PARADOXE DÉMOGRAPHIQUE

" Traumatisante mais brève ", la colonisation n'a pas entièrement balayé les traditions et structures africaines, estime Iliffe qui trouve là un autre exemple de l'étonnante " résistance africaine ". Mais les Européens n'ont pas seulement semé l'exploitation et la violence ; ils ont introduit leur modernité économique, leur éducation et aussi leur médecine.

Le spectaculaire rebond démographique enregistré depuis 1950 en serait la conséquence. La population de l'Afrique est passée de 200 millions en 1950 à 600 millions en 1990. C'est évidemment à ce point que se noue le paradoxe démographique soulevé par cet ouvrage. Si un sous-peuplement millénaire a pu expliquer le retard du continent, le décollage brutal de sa population n'a manifestement pas permis d'inverser la tendance.

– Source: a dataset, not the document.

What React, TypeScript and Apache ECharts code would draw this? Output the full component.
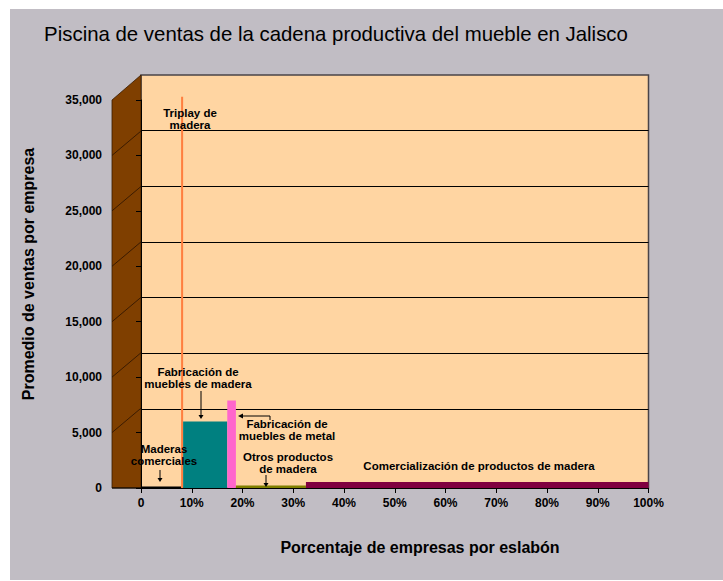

Car d'autres mécanismes, de nature économique, sont à l'oeuvre. John Iliffe analyse la destruction dans les années 1980, sous la pression du FMI et de la Banque mondiale, des structures étatiques, notamment sanitaires, qui avaient garanti un minimum de paix sociale. Cette stratégie, s'ajoutant à l'instabilité née de la fin de la guerre froide, a produit deux décennies de déchirements violents dont le continent sort à peine. La prochaine édition de ce livre de référence comportera sans doute un chapitre supplémentaire analysant la manière dont les Africains auront manifesté leur éternelle résistance à la nouvelle épreuve en cours : la crise économique mondiale.

Philippe Bernard

Les Africains Histoire d'un continent de John Iliffe

Flammarion, " Champs Histoire ", 704 p., 12 ¤.